TASK OBJECTIVE - Extract the lines that hold the string "this".

RECORDS TO PROCESS -
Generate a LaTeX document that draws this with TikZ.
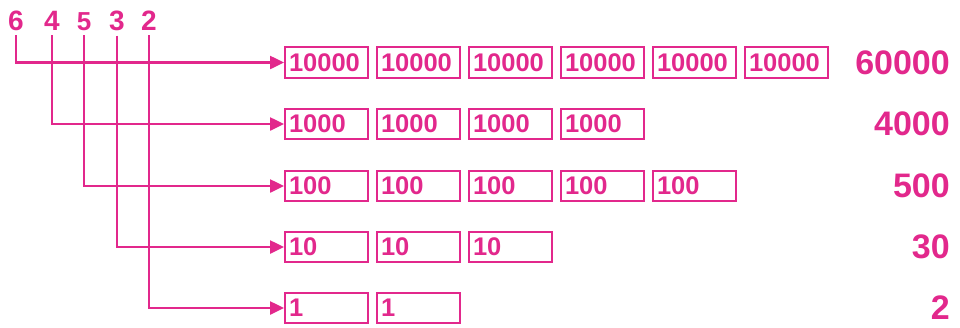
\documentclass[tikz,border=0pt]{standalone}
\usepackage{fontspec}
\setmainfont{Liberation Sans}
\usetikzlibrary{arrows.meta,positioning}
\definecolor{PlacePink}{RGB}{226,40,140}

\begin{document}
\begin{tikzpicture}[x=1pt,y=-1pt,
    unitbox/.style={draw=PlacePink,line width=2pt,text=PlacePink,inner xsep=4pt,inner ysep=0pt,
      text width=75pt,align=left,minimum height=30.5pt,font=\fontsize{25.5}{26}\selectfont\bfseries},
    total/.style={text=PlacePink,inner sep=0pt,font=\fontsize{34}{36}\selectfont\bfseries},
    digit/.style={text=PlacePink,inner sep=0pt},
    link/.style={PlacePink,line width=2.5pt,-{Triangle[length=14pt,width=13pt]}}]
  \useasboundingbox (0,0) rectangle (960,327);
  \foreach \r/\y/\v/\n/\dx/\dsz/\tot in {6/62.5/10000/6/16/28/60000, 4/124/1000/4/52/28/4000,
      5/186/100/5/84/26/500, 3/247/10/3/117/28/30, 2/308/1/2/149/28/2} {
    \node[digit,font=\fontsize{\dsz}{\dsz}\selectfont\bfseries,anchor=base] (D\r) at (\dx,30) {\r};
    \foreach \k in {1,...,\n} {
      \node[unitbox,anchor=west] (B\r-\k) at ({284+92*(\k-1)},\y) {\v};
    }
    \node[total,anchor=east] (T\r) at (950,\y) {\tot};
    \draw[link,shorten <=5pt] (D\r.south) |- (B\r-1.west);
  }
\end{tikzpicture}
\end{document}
---
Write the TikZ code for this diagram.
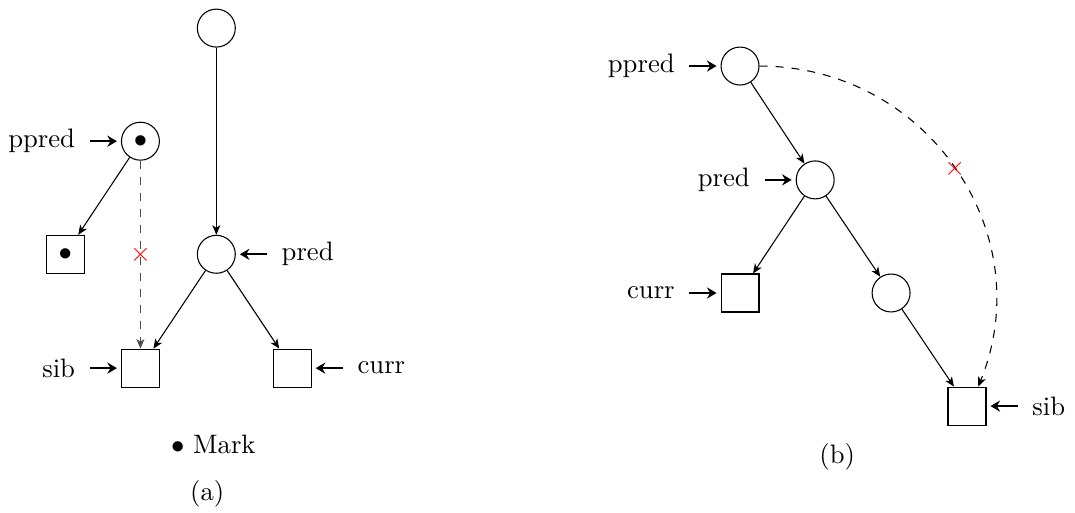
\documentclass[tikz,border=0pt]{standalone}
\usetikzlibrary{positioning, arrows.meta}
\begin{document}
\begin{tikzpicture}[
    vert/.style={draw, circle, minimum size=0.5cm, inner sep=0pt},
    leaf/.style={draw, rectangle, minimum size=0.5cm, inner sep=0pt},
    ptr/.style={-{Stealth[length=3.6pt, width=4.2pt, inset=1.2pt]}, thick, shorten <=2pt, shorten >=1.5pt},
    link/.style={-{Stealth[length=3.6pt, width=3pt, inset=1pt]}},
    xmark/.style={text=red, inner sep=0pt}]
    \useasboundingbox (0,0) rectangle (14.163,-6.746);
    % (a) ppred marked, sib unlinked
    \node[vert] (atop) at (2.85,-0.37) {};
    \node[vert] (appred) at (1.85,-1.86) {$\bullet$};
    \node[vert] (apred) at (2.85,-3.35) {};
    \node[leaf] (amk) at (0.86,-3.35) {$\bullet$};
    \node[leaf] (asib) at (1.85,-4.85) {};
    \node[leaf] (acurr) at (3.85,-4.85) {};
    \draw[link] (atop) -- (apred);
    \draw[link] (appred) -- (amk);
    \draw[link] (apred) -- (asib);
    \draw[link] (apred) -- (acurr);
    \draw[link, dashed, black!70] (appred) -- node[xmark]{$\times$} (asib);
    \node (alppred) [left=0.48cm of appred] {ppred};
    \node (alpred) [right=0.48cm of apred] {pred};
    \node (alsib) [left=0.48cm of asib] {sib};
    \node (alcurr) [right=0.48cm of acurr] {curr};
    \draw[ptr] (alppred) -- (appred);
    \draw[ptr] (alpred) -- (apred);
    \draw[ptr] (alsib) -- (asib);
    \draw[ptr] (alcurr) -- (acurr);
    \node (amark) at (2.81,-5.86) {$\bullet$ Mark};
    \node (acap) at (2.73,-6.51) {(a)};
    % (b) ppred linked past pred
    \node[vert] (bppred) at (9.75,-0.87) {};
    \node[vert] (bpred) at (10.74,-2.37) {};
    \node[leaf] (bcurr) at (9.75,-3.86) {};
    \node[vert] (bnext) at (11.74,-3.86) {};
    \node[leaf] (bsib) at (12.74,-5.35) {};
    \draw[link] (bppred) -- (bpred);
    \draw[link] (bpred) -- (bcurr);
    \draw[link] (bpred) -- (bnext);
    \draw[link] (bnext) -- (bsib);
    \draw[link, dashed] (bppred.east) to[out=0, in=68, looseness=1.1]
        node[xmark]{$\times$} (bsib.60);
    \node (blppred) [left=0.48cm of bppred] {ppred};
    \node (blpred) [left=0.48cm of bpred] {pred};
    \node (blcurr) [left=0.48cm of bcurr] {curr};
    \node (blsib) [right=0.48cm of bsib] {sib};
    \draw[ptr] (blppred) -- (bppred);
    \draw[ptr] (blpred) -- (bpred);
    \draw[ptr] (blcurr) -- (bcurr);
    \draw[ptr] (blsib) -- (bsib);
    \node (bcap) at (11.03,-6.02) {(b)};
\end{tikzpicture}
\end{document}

FINAL RESULT -
Generate a LaTeX document that draws this with TikZ.
Write the TikZ code for this diagram.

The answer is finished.